Agentic AI for Multi-Source PM2.5 Pollution Analysis and Location-Based Mitigation Strategies: A Case Study in Thailand and Japan
Introduction
The Problem: Seasonal Haze in Northern Thailand
Provinces like Chiang Mai and Mae Hong Son face extreme $PM_{2.5}$ levels, often exceeding $200\text{–}300\mu g/m^3$ during the burning season (January–April). This leads to a 20–30% spike in hospital admissions for respiratory issues. Existing forecasting systems are hindered by sparse monitoring networks and a lack of physical grounding, often failing to provide actionable early warnings.
The Solution: An Integrated AI Playground
This project delivers an interactive environment that performs two critical tasks:
Forward Forecasting: Predicting $PM_{2.5}$ levels one hour ahead on a spatial grid.
Inverse Source Identification: Tracing predicted pollution back to specific origins like hotspots, factories, or cross-border smoke.
Key Features
Hybrid SVR-PICNN Architecture: Combines Support Vector Regression (SVR) for temporal trends with Physics-Informed Convolutional Neural Networks (PICNN) for spatial accuracy.
Physics-Informed Constraints: The model enforces the Advection–Diffusion–Reaction (ADR) equation, ensuring predictions follow the laws of atmospheric physics.
Inverse Source Search: Utilizes DeepONet and Graph Attention Networks (GAT) to discover hidden emission sources from sparse sensor data.
Multi-Source Data Pipeline: Integrates hourly $PM_{2.5}$ measurements, NASA FIRMS fire hotspots, factory inventories (DIW), and vehicle statistics (DLT).
Robust Data Imputation: Employs PCHIP and linear interpolation to maintain a continuous hourly data stream despite sensor outages.
Development and Innovation
The framework is built on a "Forward-Reverse" dual engine that balances raw data with physical reality.
1. Forward Forecasting (The Predictive Engine)
The system uses a parallel model structure:
SVR Component: Handles the coarse-grained time-series prediction of $PM_{2.5}$ concentrations.
PICNN Component: Refines the spatial distribution.

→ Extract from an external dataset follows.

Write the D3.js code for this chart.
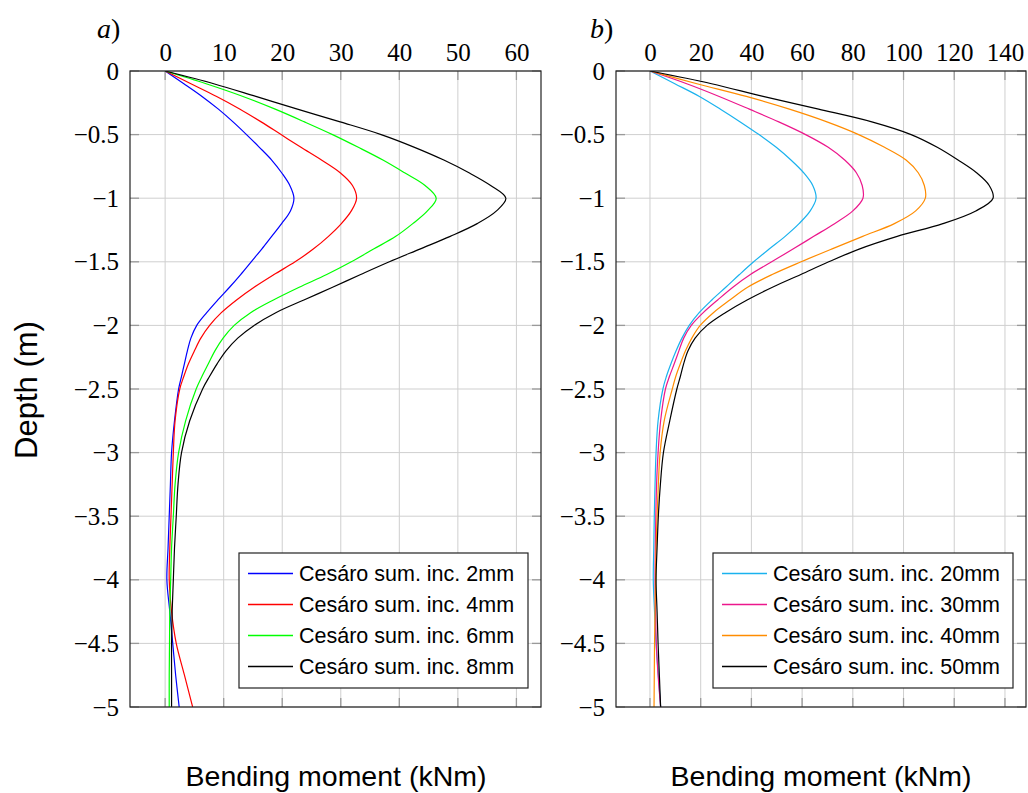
<!DOCTYPE html>
<html>
<head>
<meta charset="utf-8">
<script src="https://cdn.jsdelivr.net/npm/d3@7/dist/d3.min.js"></script>
<style>
  html, body { margin: 0; padding: 0; background: #fff; }
  svg { display: block; }
</style>
</head>
<body>
<svg id="chart" width="1028" height="793"></svg>
<script>
// ---------------- DATA ----------------
const depth = [0, -0.1, -0.2, -0.3, -0.4, -0.5, -0.6, -0.7, -0.8, -0.9, -1.0, -1.1, -1.2, -1.3, -1.4, -1.5, -1.6, -1.7, -1.8, -1.9, -2.0, -2.1, -2.2, -2.3, -2.4, -2.5, -2.75, -3.0, -3.25, -3.5, -3.75, -4.0, -4.25, -4.5, -4.75, -5.0];

// panel a) bending moment (kNm)
const inc2mm = [0, 3.2, 6.3, 9.1, 11.6, 13.9, 16.1, 18.2, 19.9, 21.3, 22.0, 21.4, 19.9, 18.2, 16.5, 14.7, 12.9, 11.0, 9.0, 7.1, 5.4, 4.4, 3.8, 3.3, 2.8, 2.3, 1.6, 1.1, 0.9, 0.7, 0.5, 0.3, 0.8, 1.3, 1.8, 2.4];
const inc4mm = [0, 4.4, 8.8, 12.8, 16.4, 19.8, 23.2, 26.7, 29.9, 32.0, 32.7, 31.8, 30.1, 27.9, 25.3, 22.2, 18.6, 15.2, 12.2, 9.6, 7.6, 6.1, 5.0, 4.0, 3.2, 2.5, 1.7, 1.4, 1.2, 1.0, 0.8, 0.7, 1.1, 1.9, 3.3, 4.7];
const inc6mm = [0, 7.0, 13.3, 18.8, 23.8, 28.6, 33.0, 37.2, 40.9, 44.4, 46.3, 44.8, 42.3, 39.4, 35.6, 31.8, 27.6, 22.9, 18.5, 14.6, 11.8, 9.9, 8.5, 7.4, 6.3, 5.3, 3.5, 2.3, 1.7, 1.4, 1.1, 0.95, 0.8, 0.75, 0.7, 0.7];
const inc8mm = [0, 8.3, 15.5, 22.6, 29.9, 36.9, 42.6, 47.6, 51.9, 55.6, 58.2, 56.6, 53.3, 48.7, 43.5, 38.3, 33.4, 28.6, 23.7, 18.9, 15.2, 12.4, 10.4, 8.9, 7.6, 6.4, 4.2, 2.8, 2.2, 1.9, 1.6, 1.4, 1.2, 1.1, 1.1, 1.1];

// panel b) bending moment (kNm)
const inc20mm = [0, 9.8, 19.5, 27.8, 35.6, 43.0, 49.8, 55.6, 60.6, 64.2, 65.5, 63.2, 58.8, 53.3, 47.0, 40.9, 35.3, 29.9, 24.4, 19.4, 15.5, 12.6, 10.3, 8.3, 6.5, 5.1, 3.2, 2.4, 2.0, 1.7, 1.5, 1.3, 1.8, 2.4, 3.3, 4.2];
const inc30mm = [0, 14.5, 27.3, 39.2, 50.8, 61.4, 70.3, 76.8, 81.4, 83.7, 84.0, 80.0, 72.8, 64.6, 56.4, 48.0, 39.6, 32.7, 26.7, 21.0, 16.3, 13.3, 11.4, 9.6, 7.7, 6.1, 4.2, 3.2, 2.6, 2.3, 2.1, 2.0, 2.2, 2.5, 3.2, 4.2];
const inc40mm = [0, 18.5, 38.0, 55.0, 69.8, 82.3, 92.5, 101.0, 105.8, 108.2, 108.6, 104.8, 96.4, 83.9, 71.6, 59.6, 48.2, 38.5, 31.5, 25.0, 19.8, 16.5, 14.0, 12.0, 10.2, 8.8, 5.6, 4.0, 3.3, 2.8, 2.4, 2.2, 2.0, 1.8, 1.7, 1.6];
const inc50mm = [0, 24.3, 44.6, 66.5, 87.5, 103.0, 113.3, 121.5, 128.8, 133.8, 135.3, 128.5, 115.5, 97.5, 82.5, 70.5, 59.5, 48.3, 38.3, 29.7, 22.5, 17.8, 15.0, 13.3, 12.0, 10.6, 7.8, 5.3, 4.1, 3.3, 2.8, 2.4, 2.8, 3.2, 3.7, 4.2];

const labelsA = ["Cesáro sum. inc. 2mm", "Cesáro sum. inc. 4mm", "Cesáro sum. inc. 6mm", "Cesáro sum. inc. 8mm"];
const labelsB = ["Cesáro sum. inc. 20mm", "Cesáro sum. inc. 30mm", "Cesáro sum. inc. 40mm", "Cesáro sum. inc. 50mm"];
const colorsA = ["#0000ff", "#ff0000", "#00ff00", "#000000"];
const colorsB = ["#1ab2ee", "#ec178c", "#ff8c00", "#000000"];

const xTicksA = [0, 10, 20, 30, 40, 50, 60];
const xTicksB = [0, 20, 40, 60, 80, 100, 120, 140];
const yTicks = [0, -0.5, -1, -1.5, -2, -2.5, -3, -3.5, -4, -4.5, -5];

const xLabel = "Bending moment (kNm)";
const yLabel = "Depth (m)";

// ---------------- DRAW ----------------
const svg = d3.select("#chart");
const plotTop = 71, plotBottom = 707;
const y = d3.scaleLinear().domain([0, -5]).range([plotTop, plotBottom]);

const fmt = v => (v < 0 ? "\u2212" : "") + Math.abs(v);
const serif = "'Liberation Serif', 'DejaVu Serif', serif";
const sans = "'Liberation Sans', Arial, sans-serif";

function panel(opts) {
  const x = d3.scaleLinear().domain(opts.domain).range([opts.left, opts.right]);
  const g = svg.append("g");

  // grid
  g.selectAll(".gx").data(opts.xTicks).join("line")
    .attr("x1", d => x(d)).attr("x2", d => x(d))
    .attr("y1", plotTop).attr("y2", plotBottom)
    .attr("stroke", "#cfcfcf").attr("stroke-width", 1);
  g.selectAll(".gy").data(yTicks).join("line")
    .attr("x1", opts.left).attr("x2", opts.right)
    .attr("y1", d => y(d)).attr("y2", d => y(d))
    .attr("stroke", "#cfcfcf").attr("stroke-width", 1);

  // inner tick marks (all four sides)
  const tl = 9, tc = "#9a9a9a";
  opts.xTicks.forEach(t => {
    g.append("line").attr("x1", x(t)).attr("x2", x(t)).attr("y1", plotTop).attr("y2", plotTop + tl).attr("stroke", tc).attr("stroke-width", 1.3);
    g.append("line").attr("x1", x(t)).attr("x2", x(t)).attr("y1", plotBottom).attr("y2", plotBottom - tl).attr("stroke", tc).attr("stroke-width", 1.3);
  });
  yTicks.forEach(t => {
    g.append("line").attr("x1", opts.left).attr("x2", opts.left + tl).attr("y1", y(t)).attr("y2", y(t)).attr("stroke", tc).attr("stroke-width", 1.3);
    g.append("line").attr("x1", opts.right).attr("x2", opts.right - tl).attr("y1", y(t)).attr("y2", y(t)).attr("stroke", tc).attr("stroke-width", 1.3);
  });

  // axes labels via d3 axes (text only)
  const xAxis = d3.axisTop(x).tickValues(opts.xTicks).tickSize(0).tickPadding(10).tickFormat(d => d);
  const gxA = g.append("g").attr("transform", `translate(0,${plotTop})`).call(xAxis);
  gxA.select(".domain").remove();
  gxA.selectAll("text").attr("font-family", serif).attr("font-size", 25).attr("fill", "#000");

  const yAxis = d3.axisLeft(y).tickValues(yTicks).tickSize(0).tickPadding(11).tickFormat(fmt);
  const gyA = g.append("g").attr("transform", `translate(${opts.left},0)`).call(yAxis);
  gyA.select(".domain").remove();
  gyA.selectAll("text").attr("font-family", serif).attr("font-size", 25).attr("fill", "#000");

  // curves
  const clipId = "clip" + opts.id;
  svg.append("clipPath").attr("id", clipId).append("rect")
    .attr("x", opts.left).attr("y", plotTop).attr("width", opts.right - opts.left).attr("height", plotBottom - plotTop);
  const line = d3.line().x(d => x(d[0])).y(d => y(d[1])).curve(d3.curveCatmullRom.alpha(0.5));
  opts.series.forEach((s, i) => {
    g.append("path").datum(s.map((v, k) => [v, depth[k]]))
      .attr("d", line).attr("fill", "none")
      .attr("stroke", opts.colors[i]).attr("stroke-width", 1.2)
      .attr("clip-path", `url(#${clipId})`);
  });

  // frame
  g.append("rect").attr("x", opts.left).attr("y", plotTop)
    .attr("width", opts.right - opts.left).attr("height", plotBottom - plotTop)
    .attr("fill", "none").attr("stroke", "#222").attr("stroke-width", 1.2);

  // legend
  const lg = g.append("g");
  lg.append("rect").attr("x", opts.legX).attr("y", 553).attr("width", opts.legW).attr("height", 135)
    .attr("fill", "#fff").attr("stroke", "#222").attr("stroke-width", 1.2);
  opts.labels.forEach((lab, i) => {
    const yy = 573.5 + i * 31;
    lg.append("line").attr("x1", opts.legX + 9).attr("x2", opts.legX + 54)
      .attr("y1", yy).attr("y2", yy).attr("stroke", opts.colors[i]).attr("stroke-width", 1.3);
    lg.append("text").attr("x", opts.legX + 60).attr("y", yy + 7.5)
      .attr("font-family", sans).attr("font-size", 21.5)
      .attr("fill", "#000").text(lab);
  });

  // x title
  g.append("text").attr("x", opts.titleX).attr("y", 786)
    .attr("text-anchor", "middle")
    .attr("font-family", sans).attr("font-size", 28.5)
    .attr("fill", "#000").text(xLabel);

  // panel tag
  const tag = g.append("text").attr("x", opts.tagX).attr("y", 38)
    .attr("font-family", serif).attr("font-size", 28).attr("fill", "#000");
  tag.append("tspan").attr("font-style", "italic").text(opts.tag);
  tag.append("tspan").text(")");
}

panel({
  id: "a", left: 130, right: 541, domain: [-6, 64.2],
  xTicks: xTicksA, series: [inc2mm, inc4mm, inc6mm, inc8mm],
  colors: colorsA, labels: labelsA, legX: 239, legW: 289,
  titleX: 336, tag: "a", tagX: 97
});
panel({
  id: "b", left: 616, right: 1026, domain: [-13.4, 148.3],
  xTicks: xTicksB, series: [inc20mm, inc30mm, inc40mm, inc50mm],
  colors: colorsB, labels: labelsB, legX: 713, legW: 300,
  titleX: 821, tag: "b", tagX: 590
});

// y title
svg.append("text")
  .attr("transform", "translate(37,390) rotate(-90)")
  .attr("text-anchor", "middle")
  .attr("font-family", sans).attr("font-size", 31)
  .attr("fill", "#000").text(yLabel);
</script>
</body>
</html>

Because it is "physics-informed," it penalizes predictions that violate the ADR equation, which describes how pollutants move (advection) and spread (diffusion).

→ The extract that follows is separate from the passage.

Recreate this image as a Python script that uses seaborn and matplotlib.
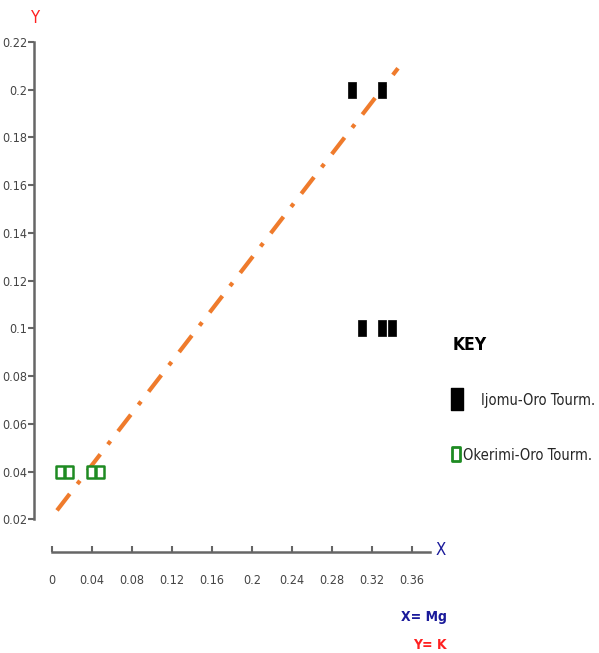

2. Inverse Modeling (The Forensic Engine)
To identify where pollution comes from, the team introduced a DeepONet Graph Attention PINN.
Graph Neural Networks (GNN): Ideal for Thailand's irregular monitoring network, where stations are scattered unevenly.
DeepONet: Maps input functions (like wind fields) to output functions (concentration maps), allowing the system to generalize across different weather scenarios without retraining.
Results and Impact
Performance Validation
Experiments using real-world data from nine monitoring stations revealed that the parallel architecture (SVR and PICNN running in tandem) achieved the strongest predictive performance. By enforcing physical continuity, the model remains stable even when ground-sensor data is noisy or missing.
Future Directions
The framework establishes a foundation for:
Policy Simulation: Testing how "what-if" scenarios (e.g., a 50% reduction in farm burning) would impact air quality.
Real-Time Warnings: Providing high-resolution maps for public health alerts.
Source Attribution: Offering transparent data to stakeholders regarding industrial vs. agricultural contributions to haze.